Atlantans Randy and Anne Berry were among the 130 passengers and crew killed when Air France Flight 007 crashed on June 3, 1962 while attempting to depart Paris's Orly Airport.
The chartered flight crashed when the pilot aborted the takeoff. Of those killed 122 were members of the Atlanta Art Association, which had sponsored a month long tour of the art treasures of Europe. The tour group included many of Atlanta's cultural and civic leaders.

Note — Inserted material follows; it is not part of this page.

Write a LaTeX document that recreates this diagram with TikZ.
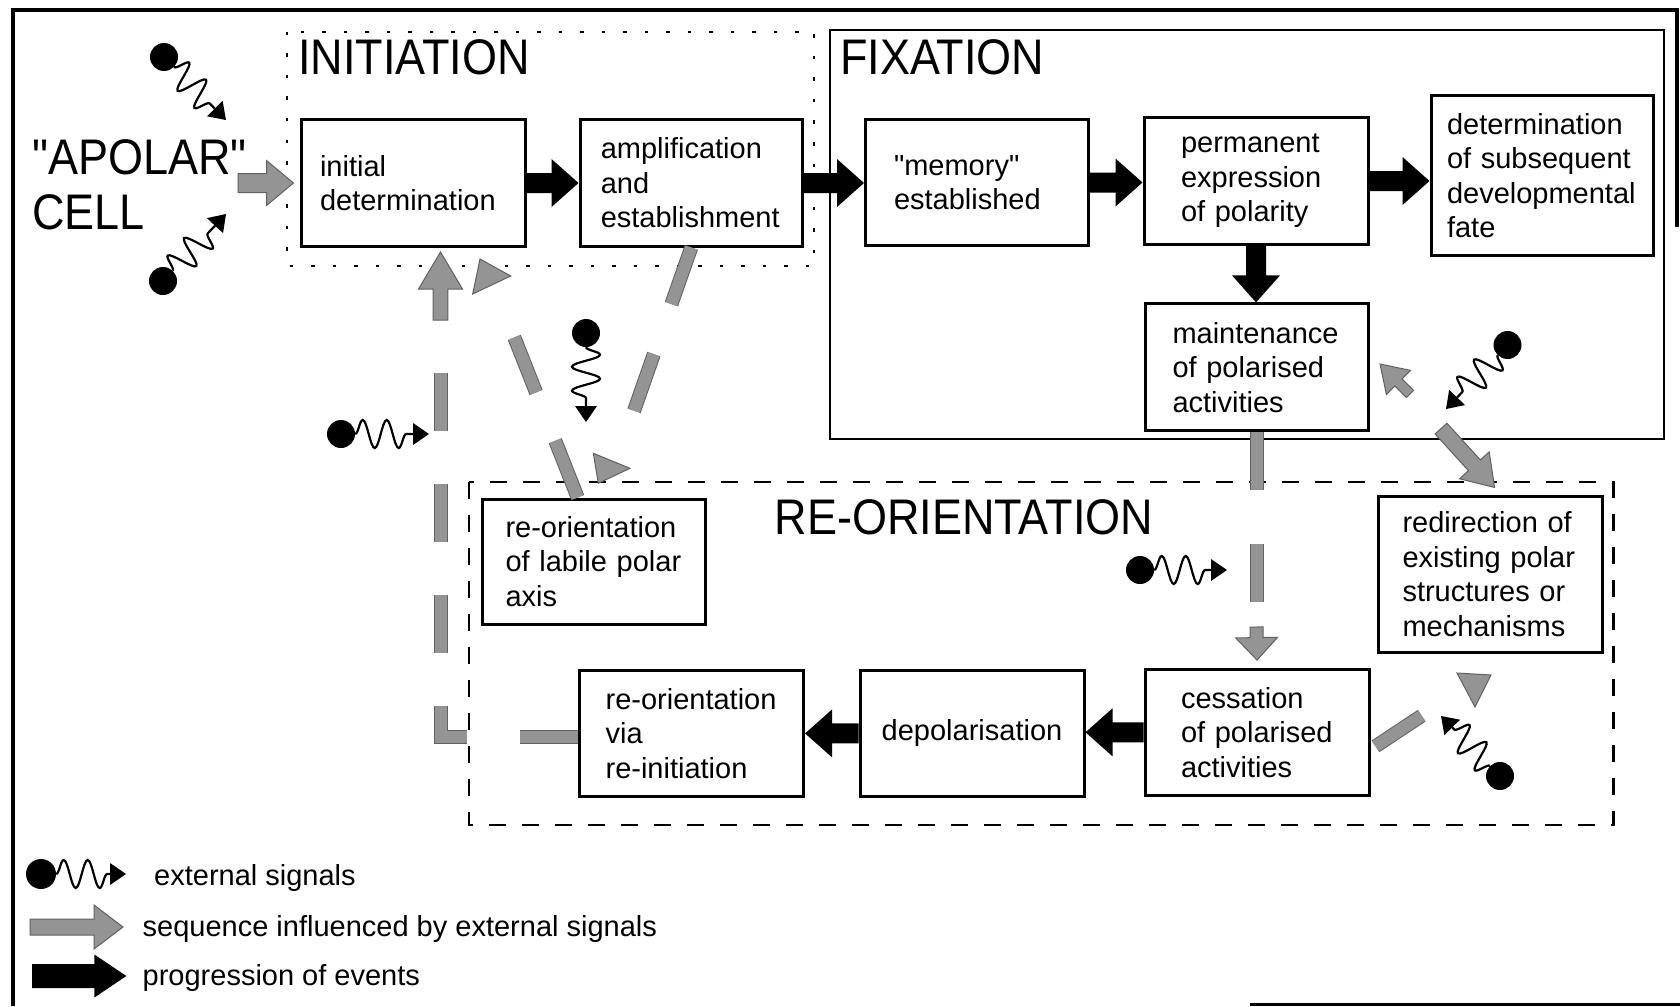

The Woodruff Arts Center, originally called the Memorial Arts Center and one of the United States' largest, was founded in 1968 in memory of those who died in the crash. The loss to the city was a catalyst for the arts in Atlanta, helped create this memorial to the victims, and led to the creation of the Atlanta Arts Alliance. The French government donated a Rodin sculpture, The Shade, to the High Museum of Art in memory of the victims of the crash. A large, circular marker at its base lists the names of those who died. It still serves as a memorial site for those who lost friends and loved ones in the crash.
Following the crash, civil rights leader Martin Luther King, Jr. and entertainer and activist Harry Belafonte announced cancellation of a sit-in in downtown Atlanta, as a conciliatory gesture to the grieving city.

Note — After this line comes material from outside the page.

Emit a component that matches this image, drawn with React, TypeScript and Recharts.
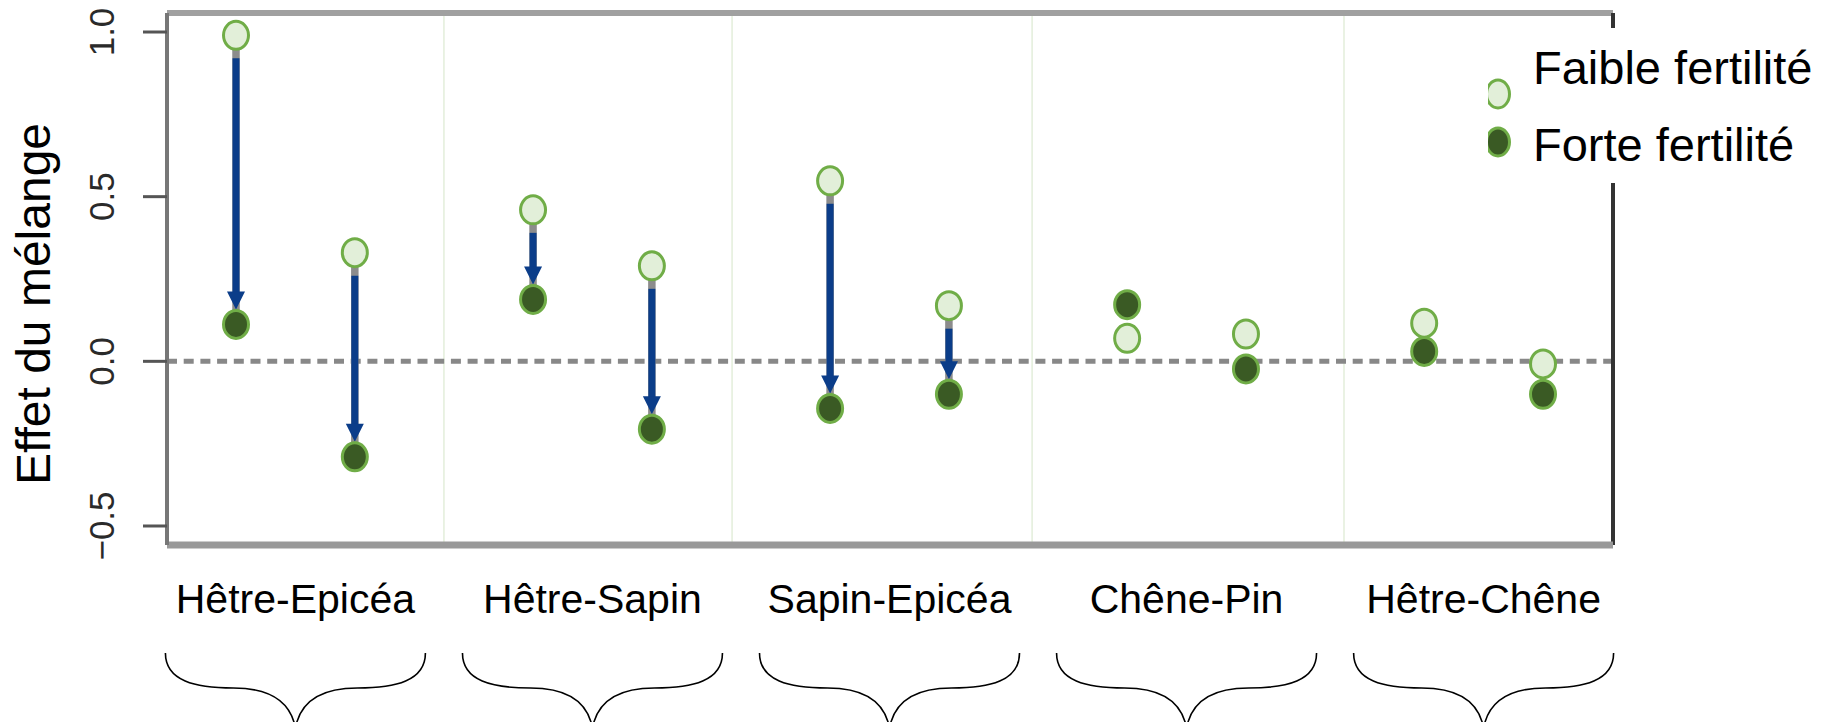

The Martha Berry Museum at Berry College is currently showing an exhibit of the Orly Plane crash on loan from the High Museum. One other note of interest, Berry Lowden Perkins, Randy Berry, Sr.’s great niece, is currently a Curatorial Assistant at the High Museum.
Rodin's The Shade, donated to Atlanta's High Museum in memory of the victims of the Orly crash by the government of France.